Irina S. Zhushchikhovskaya, Yuriy G. Nikitin

Institute of History, Archaeology and Ethnography of Far Eastern Peoples of the Far Eastern Branch of the Russian Academy of Sciences, Vladivostok, Russia(irina1zh@mail.ru; urgen55@yandex.ru)

Keywords: south of the Russian Far East, Paleometal period, pottery kilns, temperature and atmosphere firing regimes.
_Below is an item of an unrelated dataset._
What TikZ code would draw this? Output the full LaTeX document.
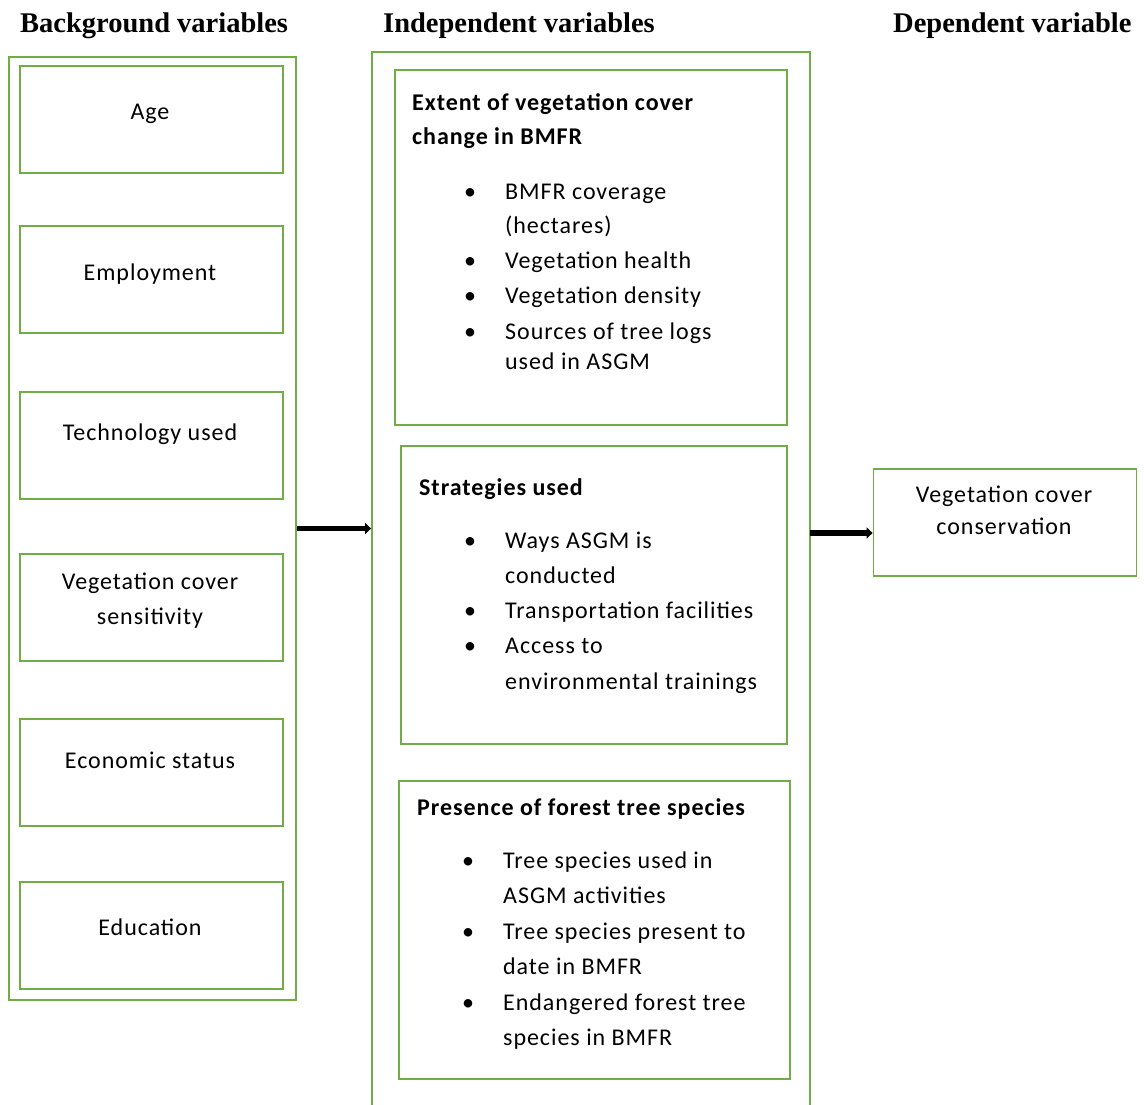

The article analyzes a pottery kiln’s remains excavated at the site of Chernyatino 2 in the Primorye district in the south of the mainland Russian Far East adjacent to the Korea peninsular and Northeast China. The kiln’s remains are attributed to the Krounovskaya culture of the Paleometal period and dated preliminary to the early 1st millennium AD. The kiln is characterized by: 1 – sub-rectangular plan of the floor deepened into the soil and sloped slightly; 2 – the fuel and firing sections separated by a low step and located at different levels; 3 – small size; 3 – a tunnel-like clay dome on a plant frame. Lots of the destroyed dome fragments were found near the sub-rectangular deepening. According to the results of pottery samples examination, in particularly the SEM analysis, the firing temperatures in the kiln were 750–900⁰ С. The kiln is the earliest pottery firing construction recorded so far in the south of the Rus­sian Far East. Such kilns were invented in the Korea peninsular in the 3rd‑4th centuries AD.